1. ## Complex Inequalities

Suppose that $z$ and $w$ are in the closed unit disk.

Prove the inequality $1- \vert w \vert^2 \leq 2 \vert 1-z \bar w \vert$.

I've tried to square both sides and expand the equation. However, I'm stuck there. Is there any other way that I can approach this question?

2. Hint :

Use

$|1-z\bar{w}|\geq |\;1-|z\bar{w}|\;|=1-|z||\bar{w}|\geq \ldots$

Fernando Revilla

3. $2 \vert 1- z \bar w \vert
\geq 2(\vert 1- \vert z \bar w \vert \vert )
\geq 2(1- \vert zw \vert )
\geq 2(1- \vert w \vert )$
(Since $\vert z \vert \leq 1$)
Now we claim that $2 \vert w \vert - \vert w \vert^{2} \leq 1$.
We let $y=2 \vert w \vert - \vert w \vert^{2}$ and substitute $\vert w \vert$ with $x$, where $0 < x \leq 1$. Then we differentiate the equation $y$ to get the maximum point.

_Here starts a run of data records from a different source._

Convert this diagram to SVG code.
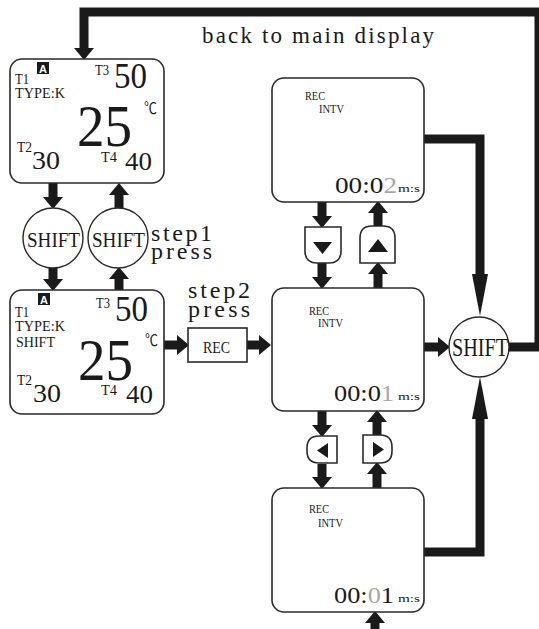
<svg xmlns="http://www.w3.org/2000/svg" width="539" height="629" viewBox="0 0 539 629">
<style>
.s{font-family:'Liberation Serif','Times New Roman',serif;fill:#1a1a1a}
.deg{font-family:'Liberation Serif','Noto Sans CJK SC',serif;font-size:16px;fill:#1a1a1a}
.box{fill:#fff;stroke:#2a2a2a;stroke-width:1.6}
.circ{fill:#fff;stroke:#2a2a2a;stroke-width:1.4}
.tri{fill:#1a1a1a}
.g{fill:#a8a8a8}
.inv{font-family:'Liberation Sans',sans-serif;font-weight:bold;font-size:11px;fill:#fff}
</style>
<defs>
<marker id="ah" markerUnits="userSpaceOnUse" markerWidth="12" markerHeight="20" refX="0" refY="10" orient="auto"><path d="M0,0 L12,10 L0,20 Z" fill="#1a1a1a"/></marker>
<marker id="ahl" markerUnits="userSpaceOnUse" markerWidth="42" markerHeight="16" refX="0" refY="8" orient="auto"><path d="M0,0 L42,8 L0,16 Z" fill="#1a1a1a"/></marker>
</defs>

<g id="connectors" fill="none" stroke="#1a1a1a" stroke-width="9">
<path d="M509,347 H539 V12 H84 V48" marker-end="url(#ah)"/>
<path d="M53,183 V197" marker-end="url(#ah)"/>
<path d="M53,268 V279" marker-end="url(#ah)"/>
<path d="M119,290 V279" marker-end="url(#ah)"/>
<path d="M119,208 V195" marker-end="url(#ah)"/>
<path d="M164,345 H177" marker-end="url(#ah)"/>
<path d="M247,345 H259" marker-end="url(#ah)"/>
<path d="M322,202 V216" marker-end="url(#ah)"/>
<path d="M322,263 V277" marker-end="url(#ah)"/>
<path d="M378,288 V274" marker-end="url(#ah)"/>
<path d="M378,226 V213" marker-end="url(#ah)"/>
<path d="M322,411 V425" marker-end="url(#ah)"/>
<path d="M322,464 V477" marker-end="url(#ah)"/>
<path d="M377,488 V474" marker-end="url(#ah)"/>
<path d="M377,435 V422" marker-end="url(#ah)"/>
<path d="M375,629 V623" marker-end="url(#ah)"/>
<path d="M424,347 H438" marker-end="url(#ah)"/>
<path d="M424,139 H480 V274" marker-end="url(#ahl)"/>
<path d="M424,552 H480 V419" marker-end="url(#ahl)"/>
</g>

<g id="labels" class="s">
<text x="202" y="43" font-size="23" textLength="232" lengthAdjust="spacing">back to main display</text>
<text x="151" y="241" font-size="24" textLength="61" lengthAdjust="spacing">step1</text>
<text x="151" y="259" font-size="24" textLength="61" lengthAdjust="spacing">press</text>
<text x="188" y="298" font-size="24" textLength="62" lengthAdjust="spacing">step2</text>
<text x="188" y="317" font-size="24" textLength="62" lengthAdjust="spacing">press</text>
</g>

<g id="main-display">
<rect class="box" x="10" y="59" width="154" height="124" rx="12"/>
<rect x="37" y="62" width="12" height="12" fill="#1a1a1a"/>
<text class="inv" x="43" y="72.5" text-anchor="middle">A</text>
<g class="s">
<text x="15" y="84" font-size="15" textLength="14" lengthAdjust="spacingAndGlyphs">T1</text>
<text x="15" y="98" font-size="15" textLength="50" lengthAdjust="spacingAndGlyphs">TYPE:K</text>
<text x="95" y="75" font-size="15" textLength="14" lengthAdjust="spacingAndGlyphs">T3</text>
<text x="114" y="88" font-size="35" textLength="33" lengthAdjust="spacingAndGlyphs">50</text>
<text x="77" y="146" font-size="60" textLength="55" lengthAdjust="spacingAndGlyphs">25</text>
<text x="17" y="152" font-size="14" textLength="15" lengthAdjust="spacingAndGlyphs">T2</text>
<text x="32" y="169" font-size="25" textLength="28" lengthAdjust="spacingAndGlyphs">30</text>
<text x="101" y="162" font-size="15" textLength="16" lengthAdjust="spacingAndGlyphs">T4</text>
<text x="125" y="170" font-size="26" textLength="27" lengthAdjust="spacingAndGlyphs">40</text>
</g>
<text class="deg" x="144" y="114" textLength="13" lengthAdjust="spacingAndGlyphs">℃</text>
</g>

<g id="shift-in">
<circle class="circ" cx="53" cy="238" r="30"/>
<text class="s" x="27" y="247" font-size="22" textLength="53" lengthAdjust="spacingAndGlyphs">SHIFT</text>
</g>
<g id="shift-out">
<circle class="circ" cx="118" cy="238" r="30"/>
<text class="s" x="92" y="247" font-size="22" textLength="53" lengthAdjust="spacingAndGlyphs">SHIFT</text>
</g>

<g id="shift-display">
<rect class="box" x="10" y="290" width="154" height="124" rx="12"/>
<rect x="38" y="293" width="12" height="12" fill="#1a1a1a"/>
<text class="inv" x="44" y="303.5" text-anchor="middle">A</text>
<g class="s">
<text x="15" y="317" font-size="15" textLength="14" lengthAdjust="spacingAndGlyphs">T1</text>
<text x="15" y="331" font-size="15" textLength="50" lengthAdjust="spacingAndGlyphs">TYPE:K</text>
<text x="16" y="347" font-size="15" textLength="39" lengthAdjust="spacingAndGlyphs">SHIFT</text>
<text x="96" y="308" font-size="15" textLength="14" lengthAdjust="spacingAndGlyphs">T3</text>
<text x="115" y="321" font-size="35" textLength="33" lengthAdjust="spacingAndGlyphs">50</text>
<text x="78" y="380" font-size="60" textLength="55" lengthAdjust="spacingAndGlyphs">25</text>
<text x="17" y="385" font-size="14" textLength="15" lengthAdjust="spacingAndGlyphs">T2</text>
<text x="33" y="402" font-size="25" textLength="28" lengthAdjust="spacingAndGlyphs">30</text>
<text x="101" y="395" font-size="15" textLength="16" lengthAdjust="spacingAndGlyphs">T4</text>
<text x="126" y="403" font-size="26" textLength="27" lengthAdjust="spacingAndGlyphs">40</text>
</g>
<text class="deg" x="145" y="346" textLength="13" lengthAdjust="spacingAndGlyphs">℃</text>
</g>

<g id="rec-key">
<rect class="box" x="188" y="328" width="59" height="34"/>
<text class="s" x="203" y="353" font-size="17" textLength="27" lengthAdjust="spacingAndGlyphs">REC</text>
</g>

<g id="intv-2s" class="s">
<rect class="box" x="272" y="78" width="152" height="124" rx="12"/>
<text x="305" y="100" font-size="12" textLength="20" lengthAdjust="spacingAndGlyphs">REC</text>
<text x="319" y="113" font-size="12" textLength="25" lengthAdjust="spacingAndGlyphs">INTV</text>
<text x="335" y="193" font-size="24" textLength="62" lengthAdjust="spacingAndGlyphs">00:0<tspan class="g">2</tspan></text>
<text x="398" y="192" font-size="11" textLength="22" lengthAdjust="spacingAndGlyphs">m:s</text>
</g>

<g id="intv-1s" class="s">
<rect class="box" x="272" y="288" width="152" height="123" rx="12"/>
<text x="309" y="315" font-size="12" textLength="20" lengthAdjust="spacingAndGlyphs">REC</text>
<text x="318" y="327" font-size="12" textLength="25" lengthAdjust="spacingAndGlyphs">INTV</text>
<text x="334" y="401" font-size="24" textLength="60" lengthAdjust="spacingAndGlyphs">00:0<tspan class="g">1</tspan></text>
<text x="398" y="400" font-size="11" textLength="22" lengthAdjust="spacingAndGlyphs">m:s</text>
</g>

<g id="intv-1m" class="s">
<rect class="box" x="272" y="488" width="152" height="124" rx="12"/>
<text x="309" y="513" font-size="12" textLength="20" lengthAdjust="spacingAndGlyphs">REC</text>
<text x="318" y="527" font-size="12" textLength="25" lengthAdjust="spacingAndGlyphs">INTV</text>
<text x="334" y="603" font-size="24" textLength="60" lengthAdjust="spacingAndGlyphs">00:<tspan class="g">0</tspan>1</text>
<text x="398" y="602" font-size="11" textLength="22" lengthAdjust="spacingAndGlyphs">m:s</text>
</g>

<g id="key-down">
<path class="box" d="M305,227 H341 V251 Q341,263 329,263 H317 Q305,263 305,251 Z"/>
<polygon class="tri" points="313,242 332,242 322.5,254"/>
</g>
<g id="key-up">
<path class="box" d="M360,263 V238 Q360,226 372,226 H383 Q395,226 395,238 V263 Z"/>
<polygon class="tri" points="378,239 368,252 388,252"/>
</g>
<g id="key-left">
<path class="box" d="M337,436 H319 Q307,436 307,448 V451 Q307,463 319,463 H337 Z"/>
<polygon class="tri" points="317,450.5 328,443 328,458"/>
</g>
<g id="key-right">
<path class="box" d="M363,435 H380 Q392,435 392,447 V451 Q392,463 380,463 H363 Z"/>
<polygon class="tri" points="373,442 373,457 384,449.5"/>
</g>

<g id="shift-main">
<circle class="circ" cx="479" cy="347" r="30"/>
<text class="s" x="452" y="356" font-size="26" textLength="56" lengthAdjust="spacingAndGlyphs">SHIFT</text>
</g>
</svg>
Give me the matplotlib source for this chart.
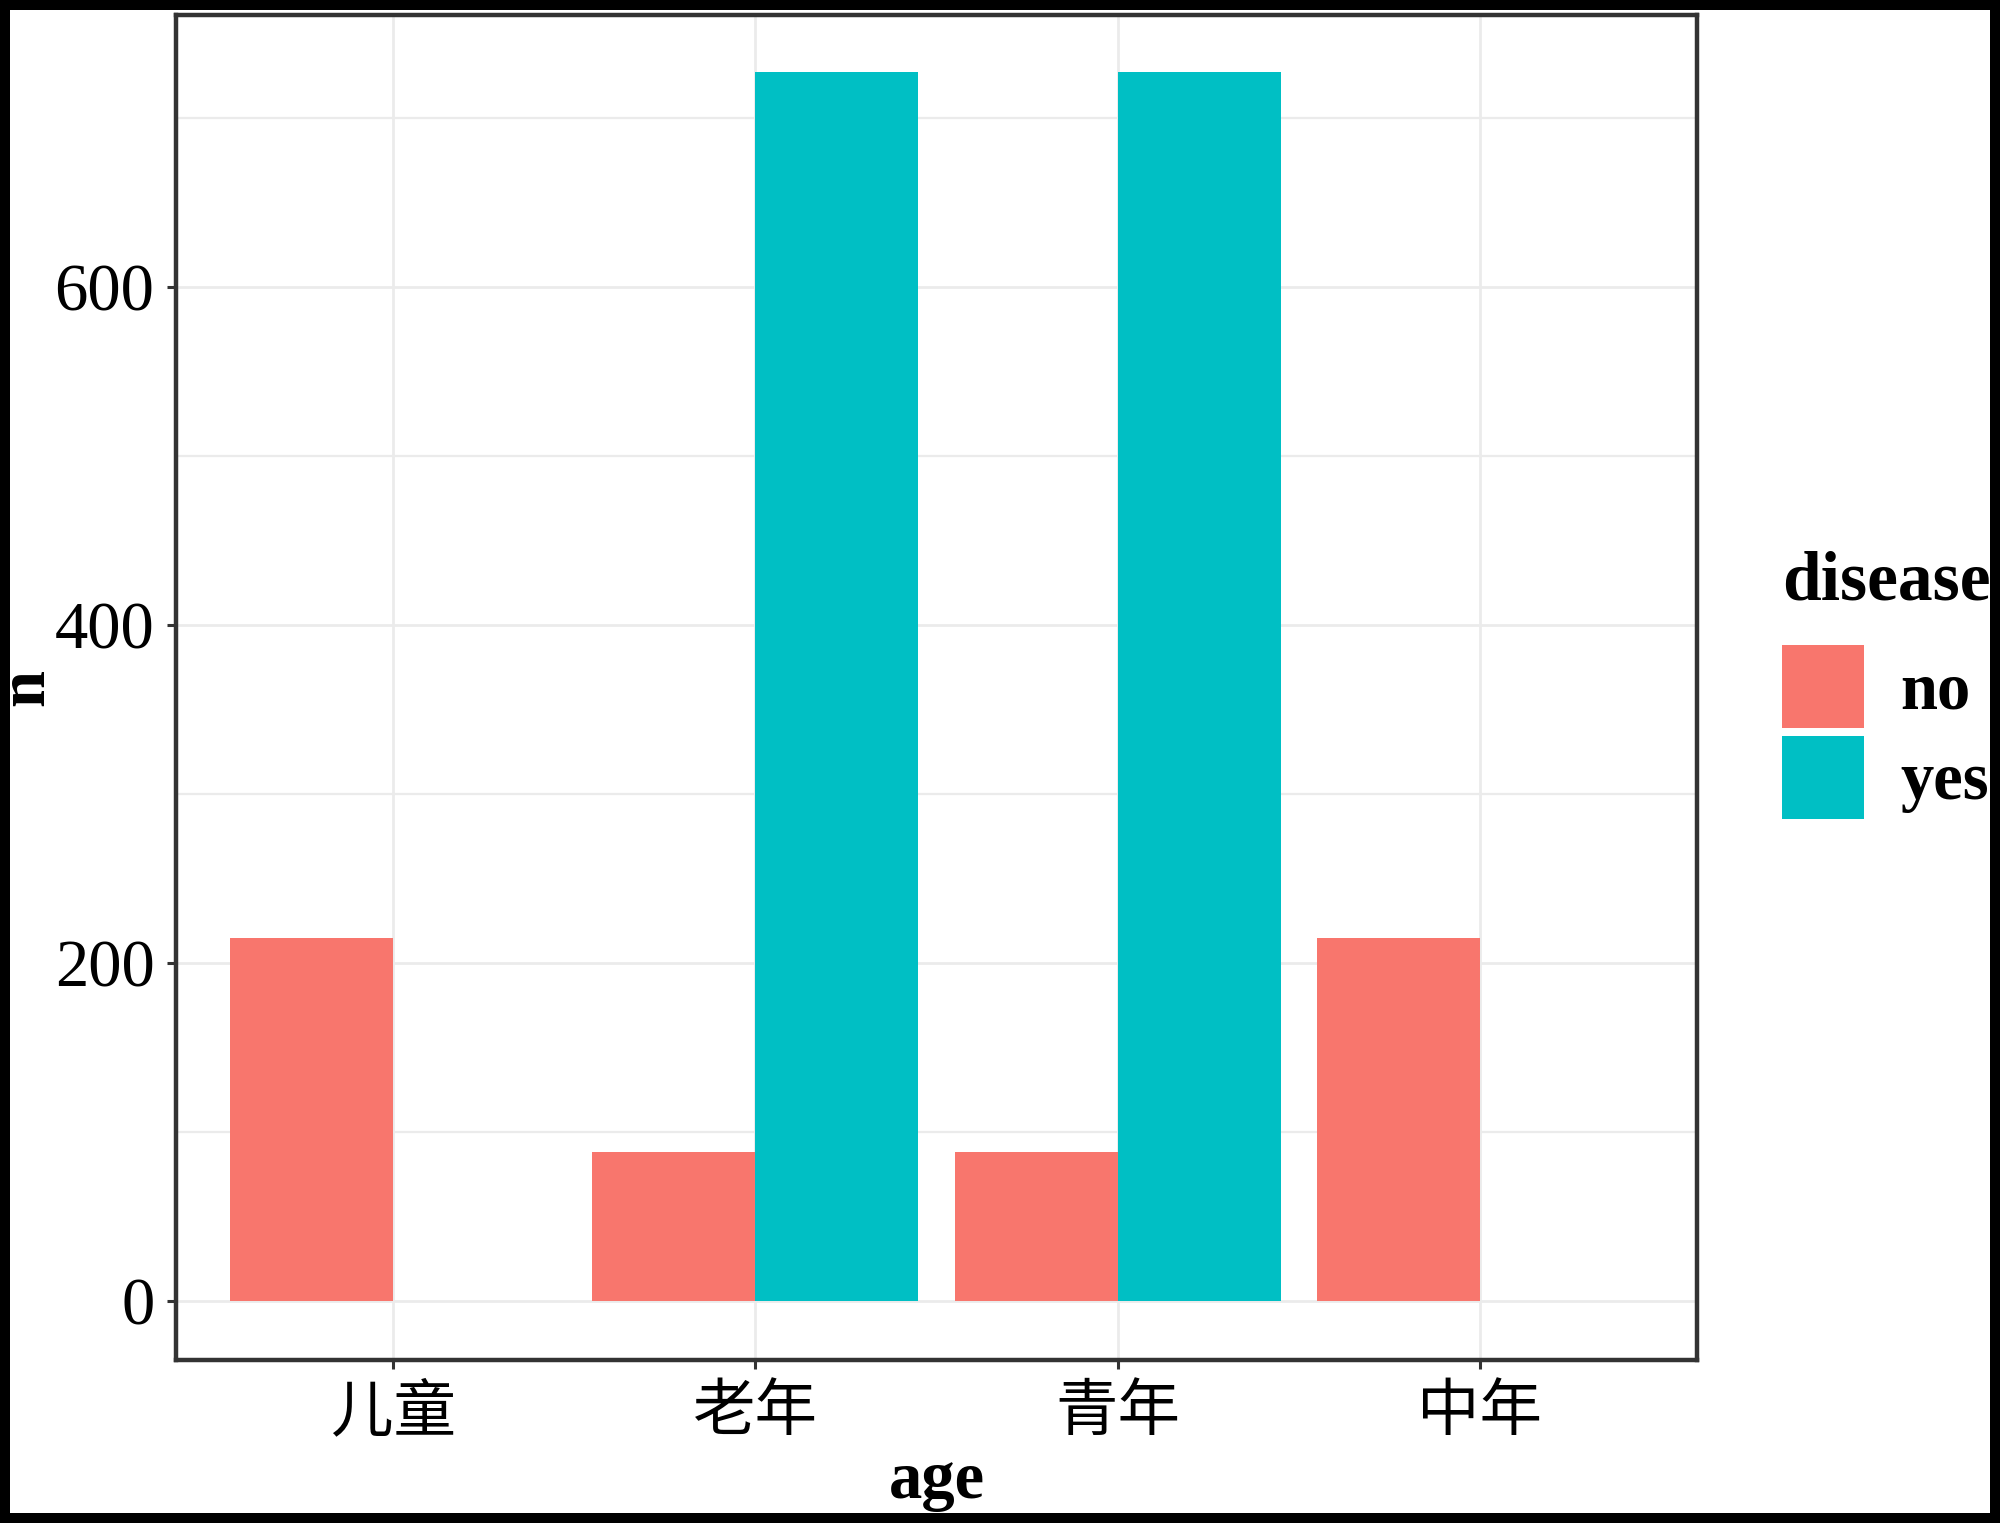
import matplotlib
matplotlib.use("Agg")
import matplotlib.pyplot as plt
from matplotlib.patches import Rectangle
from matplotlib.ticker import MultipleLocator
import numpy as np

categories = ["儿童", "老年", "青年", "中年"]
no_values = [215, 88, 88, 215]
yes_values = [0, 727, 727, 0]
series_names = ["no", "yes"]
y_ticks = [0, 200, 400, 600]
legend_title = "disease"
x_label = "age"
y_label = "n"

W, H = 2000, 1523
fig = plt.figure(figsize=(W / 100, H / 100), dpi=100)
fig.patch.set_facecolor("white")

ax = fig.add_axes([176 / W, 1 - 1360 / H, (1697 - 176) / W, (1360 - 15) / H])
ax.set_facecolor("white")

x = np.arange(len(categories))
bw = 0.45
b_no = ax.bar(x - bw / 2, no_values, width=bw, color="#F8766D", zorder=3, label=series_names[0])
b_yes = ax.bar(x + bw / 2, yes_values, width=bw, color="#00BFC4", zorder=3, label=series_names[1])

ax.set_xlim(-0.6, 3.6)
ax.set_ylim(-35, 761)
ax.set_xticks(x)
ax.set_xticklabels(categories, fontsize=45, family=["Noto Sans CJK SC", "DejaVu Sans"])
ax.set_yticks(y_ticks)
ax.set_yticklabels([str(v) for v in y_ticks], fontsize=48, family="Liberation Serif")
ax.yaxis.set_minor_locator(MultipleLocator(100))

ax.grid(True, which="major", color="#EBEBEB", lw=2.0, zorder=0)
ax.grid(True, which="minor", axis="y", color="#EBEBEB", lw=1.6, zorder=0)
ax.set_axisbelow(True)

for s in ax.spines.values():
    s.set_color("#333333")
    s.set_linewidth(3.2)

ax.tick_params(axis="both", which="major", length=6.5, width=2.2, color="#333333", labelcolor="black")
ax.tick_params(axis="x", pad=8)
ax.tick_params(axis="y", pad=9)
ax.tick_params(axis="y", which="minor", length=0)

ax.set_xlabel(x_label, fontsize=48, fontweight="bold", family="Liberation Serif")
ax.xaxis.set_label_coords(0.5, -0.068)
ax.set_ylabel(y_label, fontsize=48, fontweight="bold", family="Liberation Serif")
ax.yaxis.set_label_coords(-0.078, 0.5)

leg = fig.legend(handles=[b_no, b_yes], labels=series_names, loc="upper left",
                 bbox_to_anchor=(1782 / W, 1 - 550 / H), frameon=False,
                 title=legend_title, alignment="left",
                 prop={"family": "Liberation Serif", "size": 48, "weight": "bold"},
                 title_fontproperties={"family": "Liberation Serif", "size": 50, "weight": "bold"},
                 handlelength=1.23, handleheight=1.54, labelspacing=0.12,
                 handletextpad=0.54, borderpad=0, borderaxespad=0)
leg._legend_box.sep = 22
leg.set_zorder(5)

border = Rectangle((0, 0), 1, 1, transform=fig.transFigure, fill=False,
                   edgecolor="black", linewidth=14.4, zorder=20)
fig.patches.append(border)

fig.savefig("out.png", dpi=100, facecolor="white")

From here we can get $y \leq 1$. Hence $2 \vert w \vert - \vert w \vert^{2} \leq 1$.
Therefore, $2 \vert 1- z \bar w \vert
\geq 2(1- \vert w \vert )
\geq 2(1- \frac{1+ \vert w \vert^2}{2})
=1- \vert w \vert^2$
.

Is there any easier method to this problem?